In fact, the suggested nickel coating processes is widely known in the small displacement motor industry. To confront the harsh operating environment in small displacement ringless piston motors and remain cost effective, it has become commonplace in the hobby craft industry to use a high silicon aluminum pistons coupled with brass cylinder liners possessing a hard chrome coating on the interior of the cylinder liner, commonly referred to as Aluminum, Brass, Chrome or ABC construction. The hard chrome in ABC construction is typically applied by electro-plating over the base of aluminum and brass. The hard chrome surface has improved wear characteristics over steel or cast iron, but even so has a short expected useful life. It is typical for these motors to show a measurable performance loss after only 1 gallon of fuel consumption, with many motors failing completely after 2 gallons.
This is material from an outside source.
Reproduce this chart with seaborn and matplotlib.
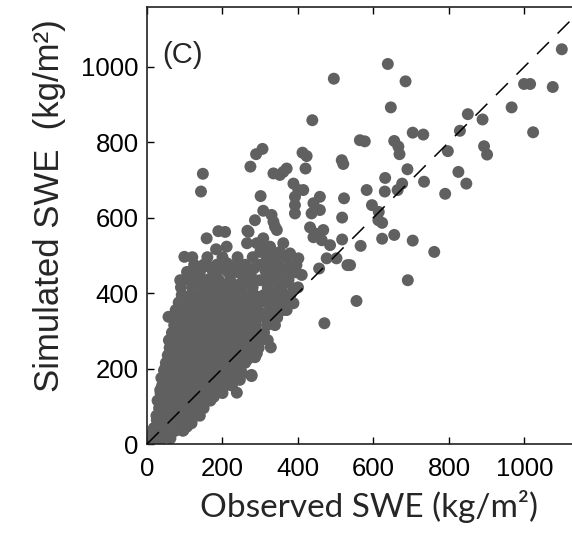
import matplotlib
matplotlib.use("Agg")
import matplotlib.pyplot as plt
import seaborn as sns
import pandas as pd

# ---- data (observed, simulated SWE, kg/m2) ----
obs_sparse = [495, 438, 306, 289, 412, 423, 516, 564,
              1099, 638, 685, 646, 577, 655, 666, 669, 704, 732, 797, 829, 850, 889, 893, 901, 966, 999, 1015, 1075, 1023,
              690, 631, 582, 630, 664, 676, 734, 825, 846, 790, 596, 614, 613, 623, 566, 623, 655, 704, 761, 538, 691, 555, 470,
              148, 143, 274, 420, 520, 335, 352, 370, 361, 388, 401, 414, 301, 392, 392, 392, 441, 458, 436, 458, 432, 467, 441,
              463, 485, 476, 502, 456, 522, 517, 517, 531,
              308, 330, 335, 344, 286, 266, 189, 158, 183, 211, 207, 99, 445,
              328, 339, 238, 277, 246, 249, 286, 266, 57]
sim_sparse = [968, 858, 782, 768, 772, 763, 752, 805,
              1046, 1007, 961, 892, 802, 803, 788, 768, 825, 820, 776, 830, 874, 860, 789, 767, 892, 954, 954, 946, 826,
              728, 705, 673, 669, 673, 690, 695, 721, 690, 663, 633, 615, 593, 586, 525, 544, 554, 539, 509, 474, 434, 379, 320,
              716, 669, 735, 730, 742, 717, 713, 730, 721, 690, 673, 673, 657, 655, 633, 611, 638, 655, 611, 620, 574, 567, 548,
              540, 527, 492, 492, 465, 651, 600, 542, 474,
              618, 607, 589, 567, 593, 565, 564, 545, 516, 523, 562, 496, 558,
              256, 315, 136, 180, 170, 192, 230, 224, 337]

obs_mid = [269, 265, 291, 305, 300, 327, 212, 190, 163, 106, 88, 141, 256, 283, 313, 238, 265, 300, 106, 132, 159, 88, 115,
           203, 221, 185, 265, 300, 327,
           339, 308, 326, 361, 352, 379, 401, 396, 317, 335, 317, 352, 388, 410, 335, 366, 388, 361, 326, 374, 352, 326,
           361, 335, 370, 388, 357, 326, 308, 291, 282, 273, 286, 277,
           291, 265, 291, 252, 185, 203, 212, 150, 177, 132, 124, 106, 97, 62, 48, 35, 35, 26, 18, 9, 35, 34]
sim_mid = [562, 532, 532, 532, 509, 505, 479, 461, 470, 456, 434, 430, 452, 465, 461, 421, 426, 434, 386, 381, 390, 355, 337,
           417, 390, 381, 381, 390, 373,
           576, 545, 523, 532, 509, 505, 492, 474, 487, 470, 456, 456, 456, 448, 434, 426, 412, 399, 399, 381, 373, 364,
           355, 342, 355, 373, 364, 373, 346, 333, 302, 276, 231, 183,
           293, 227, 240, 187, 152, 170, 196, 130, 125, 99, 72, 46, 37, 245, 200, 143, 90, 64, 42, 24, 19, 6]

core_rows = {
    15: [15, 40, 62],
    35: [22, 48, 75, 95],
    55: [28, 52, 78, 102, 118],
    75: [25, 50, 74, 98, 122, 140],
    95: [32, 56, 80, 104, 128, 150],
    115: [28, 52, 76, 100, 124, 148, 168],
    135: [36, 60, 84, 108, 132, 156, 180, 200],
    155: [40, 64, 88, 112, 136, 160, 184, 208, 225],
    175: [38, 62, 86, 110, 134, 158, 182, 206, 226],
    195: [45, 70, 94, 118, 142, 166, 190, 214, 236],
    215: [50, 74, 98, 122, 146, 170, 194, 218, 242, 260],
    235: [55, 80, 104, 128, 152, 176, 200, 224, 248, 268],
    255: [60, 84, 108, 132, 156, 180, 204, 228, 252, 276, 296],
    275: [58, 82, 106, 130, 154, 178, 202, 226, 250, 300, 320],
    295: [66, 90, 114, 138, 162, 186, 210, 234, 258, 282, 310],
    315: [72, 96, 120, 144, 168, 192, 216, 240, 264, 288, 318],
    335: [78, 102, 126, 150, 174, 198, 222, 246, 270, 312, 345],
    355: [76, 100, 124, 148, 172, 196, 220, 244, 268, 292, 340],
    375: [84, 108, 132, 156, 180, 204, 228, 252, 276, 300, 350],
    395: [92, 116, 140, 164, 188, 212, 236, 260, 284, 310, 345, 380],
    415: [90, 120, 150, 175, 200, 226, 250, 280, 320, 350, 400],
    435: [98, 125, 160, 190, 220, 255, 285, 315, 345, 375],
    455: [110, 140, 175, 215, 240, 270, 330, 365, 395],
    475: [125, 150, 185, 235, 260, 300, 350, 380],
    495: [120, 160, 200, 240, 280, 340, 370],
}

x_ticks = [0, 200, 400, 600, 800, 1000]
y_ticks = [0, 200, 400, 600, 800, 1000]

# ---- build table ----
obs = list(obs_sparse) + list(obs_mid)
sim = list(sim_sparse) + list(sim_mid)
for yv, xs in core_rows.items():
    obs += xs
    sim += [yv] * len(xs)
df = pd.DataFrame({"Observed": obs, "Simulated": sim})

sns.set_style("ticks")
plt.rcParams["font.family"] = ["Liberation Sans", "DejaVu Sans"]

fig = plt.figure(figsize=(5.72, 5.35), dpi=100)
ax = fig.add_axes([147 / 572, 1 - 444 / 535, 1 - 147 / 572, (444 - 7) / 535])

xmax, ymax = 1126, 1158
ax.plot([0, 1200], [0, 1200], color="black", lw=1.1, ls=(0, (11, 8)), zorder=3)
sns.scatterplot(data=df, x="Observed", y="Simulated", ax=ax, color="#606060",
                s=74, edgecolor="none", linewidth=0, zorder=2)

ax.set_xlim(0, xmax)
ax.set_ylim(0, ymax)
ax.set_xticks(x_ticks)
ax.set_yticks(y_ticks)
ax.tick_params(direction="in", length=5, width=1, top=True, right=False,
               labelsize=18.5, colors="black", pad=6)
ax.tick_params(axis="x", pad=9)
for side in ["left", "top", "bottom"]:
    ax.spines[side].set_color("#222222")
    ax.spines[side].set_linewidth(1.2)
ax.spines["right"].set_visible(False)

ax.set_xlabel("Observed SWE (kg/m\u00b2)", fontsize=24, family=["Lato", "DejaVu Sans"])
ax.set_ylabel("Simulated SWE  (kg/m\u00b2)", fontsize=25)
ax.xaxis.set_label_coords(0.522, -0.105)
ax.yaxis.set_label_coords(-0.19, 0.545)
ax.text(40, 1030, "(C)", fontsize=21, va="center", ha="left")

fig.savefig("out.png", dpi=100)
To date, no ringless piston or piston sleeve has been produced that takes advantage of the improved coating technologies and techniques available.
Therefore, a need exists for an improved ringless piston and/or piston sleeve that have fewer losses due to friction and increased durability over existing ringless pistons. More specifically, the need includes providing a lower coefficient of friction between the piston and the piston sleeve or motor with longer wearing surfaces to improve both engine performance and the life span through improved coating of the ringless piston and/or a piston sleeve.